Et sur scène, il m’est devenu impossible de crier les Mimi inscrits sur la partition. Les mots s’étranglaient dans ma gorge. Je savais ce que vivait Rodolphe et mon incapacité à chanter les dernières phrases était, pour le public, encore plus bouleversante. C’est ce qui est formidable avec l’opéra : chaque rôle se perçoit en écho à sa propre vie. Et quand Orphée, désespéré, veut rejoindre sa femme aux enfers pour la sortir de là, je ressens moi aussi la même aspiration.
Ce sont des moments d’une intensité incroyable…
Oui. Et partager sa vie avec une artiste facilite les choses car seul un chanteur peut comprendre un chanteur. Il voit son reflet dans le regard de l’autre. Et puis chanter me permet d’adresser des messages à ceux qui me connaissent. D’exprimer des sentiments que nous autres, Siciliens, aurions trop de mal à dévoiler ouvertement.
Etes-vous toujours heureux sur scène ?
Pendant longtemps, ce fut le seul endroit où je me sentais bien. Je fuyais la réalité, la scène était mon refuge. Maintenant c’est différent. La vie me fait moins peur. J’aime le rôle que j’y joue, celui d’un père qui adore regarder ses deux filles, Ornella ma grande, qui a elle-même un bébé, et Malena, ma toute petite. Je n’ai besoin de rien d’autre.
Mais il y a toujours l’envie ?
Chanter reste un besoin vital. Monter sur scène l’est beaucoup moins. Je porte encore la cicatrice de la trahison de la Scala de Milan, ce 10 décembre 2006, dans Aïda. Je n’avais pas fait de couacs et j’ai été hué. C’était injuste. J’avais été prévenu et, malgré l’outrage, je pensais revenir sur la scène m’adresser au public : « Mesdames et Messieurs, qu’est-ce qu’on fait ? On continue ? » Ça aurait été un triomphe. Car ils adorent ça, les Italiens. Au lieu de quoi on m’a trahi en balançant sur scène un remplaçant. Je ne veux plus en parler, mais la blessure demeure. Même si le directeur actuel m’a suivi partout dans le monde pour me supplier de revenir à la Scala. Un jour, peut-être. Pour y faire mes adieux…

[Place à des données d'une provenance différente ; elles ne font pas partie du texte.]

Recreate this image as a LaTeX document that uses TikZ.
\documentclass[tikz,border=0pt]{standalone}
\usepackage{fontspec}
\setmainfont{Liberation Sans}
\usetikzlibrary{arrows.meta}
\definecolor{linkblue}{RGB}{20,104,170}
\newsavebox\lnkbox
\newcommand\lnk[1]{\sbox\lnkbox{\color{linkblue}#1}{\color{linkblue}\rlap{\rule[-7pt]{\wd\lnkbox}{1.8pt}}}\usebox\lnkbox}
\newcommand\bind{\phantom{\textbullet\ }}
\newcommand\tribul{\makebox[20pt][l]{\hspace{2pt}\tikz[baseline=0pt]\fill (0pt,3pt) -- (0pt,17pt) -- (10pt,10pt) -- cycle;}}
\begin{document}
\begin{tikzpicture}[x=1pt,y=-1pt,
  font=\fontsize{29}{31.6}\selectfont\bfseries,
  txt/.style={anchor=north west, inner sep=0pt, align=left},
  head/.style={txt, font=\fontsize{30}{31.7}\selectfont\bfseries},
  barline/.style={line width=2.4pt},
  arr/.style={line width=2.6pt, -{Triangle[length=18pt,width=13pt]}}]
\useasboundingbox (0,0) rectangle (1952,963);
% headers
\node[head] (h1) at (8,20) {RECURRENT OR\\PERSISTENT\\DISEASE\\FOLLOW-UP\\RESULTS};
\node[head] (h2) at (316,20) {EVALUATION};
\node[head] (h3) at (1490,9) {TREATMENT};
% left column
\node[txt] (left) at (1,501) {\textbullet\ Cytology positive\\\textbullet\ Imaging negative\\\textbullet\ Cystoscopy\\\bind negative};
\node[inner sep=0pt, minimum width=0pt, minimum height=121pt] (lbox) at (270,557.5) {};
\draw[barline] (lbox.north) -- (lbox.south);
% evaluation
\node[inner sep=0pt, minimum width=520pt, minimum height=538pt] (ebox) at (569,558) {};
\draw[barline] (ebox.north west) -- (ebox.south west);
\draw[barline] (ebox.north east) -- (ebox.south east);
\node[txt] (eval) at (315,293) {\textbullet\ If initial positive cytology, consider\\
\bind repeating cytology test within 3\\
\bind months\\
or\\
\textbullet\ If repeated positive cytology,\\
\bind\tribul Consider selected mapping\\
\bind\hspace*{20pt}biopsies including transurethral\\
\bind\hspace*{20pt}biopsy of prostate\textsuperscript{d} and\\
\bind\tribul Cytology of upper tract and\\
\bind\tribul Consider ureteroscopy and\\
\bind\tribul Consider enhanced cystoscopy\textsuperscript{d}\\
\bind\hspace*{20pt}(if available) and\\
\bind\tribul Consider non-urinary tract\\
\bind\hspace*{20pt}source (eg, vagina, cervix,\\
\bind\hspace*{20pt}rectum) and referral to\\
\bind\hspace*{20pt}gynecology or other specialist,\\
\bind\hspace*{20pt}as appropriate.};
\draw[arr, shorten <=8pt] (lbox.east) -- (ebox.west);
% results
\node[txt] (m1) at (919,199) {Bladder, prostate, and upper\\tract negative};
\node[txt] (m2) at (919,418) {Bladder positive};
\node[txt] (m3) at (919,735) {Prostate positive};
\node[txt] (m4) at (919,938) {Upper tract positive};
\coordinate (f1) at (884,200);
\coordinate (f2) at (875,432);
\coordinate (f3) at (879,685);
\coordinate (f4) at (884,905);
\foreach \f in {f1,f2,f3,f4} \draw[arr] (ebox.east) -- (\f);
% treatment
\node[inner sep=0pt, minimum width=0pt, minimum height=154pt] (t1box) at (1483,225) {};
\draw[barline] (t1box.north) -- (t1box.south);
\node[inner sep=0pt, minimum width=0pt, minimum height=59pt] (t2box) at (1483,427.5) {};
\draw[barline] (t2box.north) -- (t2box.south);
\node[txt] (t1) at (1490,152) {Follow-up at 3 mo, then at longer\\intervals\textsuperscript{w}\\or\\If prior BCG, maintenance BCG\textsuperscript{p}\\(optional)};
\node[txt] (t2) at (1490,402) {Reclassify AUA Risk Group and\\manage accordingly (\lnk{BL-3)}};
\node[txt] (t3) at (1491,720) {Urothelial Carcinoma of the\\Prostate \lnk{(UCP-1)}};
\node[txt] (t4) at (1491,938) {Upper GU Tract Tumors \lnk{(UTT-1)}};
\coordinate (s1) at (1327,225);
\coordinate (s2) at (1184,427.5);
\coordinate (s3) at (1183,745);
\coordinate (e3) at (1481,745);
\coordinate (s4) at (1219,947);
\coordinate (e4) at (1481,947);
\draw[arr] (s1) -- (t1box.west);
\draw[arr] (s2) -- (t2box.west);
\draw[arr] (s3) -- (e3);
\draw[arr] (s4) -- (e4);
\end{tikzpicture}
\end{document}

Avez-vous encore un rêve ?
Vous savez, je n’ai jamais eu la force de rêver tout ce qui m’est arrivé. Tout a été cadeau : le succès, la carrière, tous ces rôles, des films, des disques, des opéras. Et puis surtout, deux filles qui ont vingt et un ans d’écart et me permettent de voyager dans le temps. J’ai sorti la première du ventre de sa maman. C’est une chose incroyable. Et avoir dû jouer simultanément le rôle du père et de la mère a créé entre nous un lien plus fort que tout. Et puis j’ai désormais Malena, née en 2014, qui ne cesse de chanter, comme sa mère Aleksandra, qui est elle-même chanteuse, et comme sa grand-mère, cantatrice en Pologne. J’y vois une continuité merveilleuse, un relais que les générations se passent. Mon arrière-grand-mère ne disait-elle pas que j’avais la voix de son mari, ce Mister Jimmy qui connaissait Caruso et chantait à Little Italy ?
Sortie du CD Malena (Deutsche Grammophon), qui offre des airs napolitains ainsi que des créations originales composées et écrites en sicilien, italien et napolitain par ses frères, Federico et David Alagna.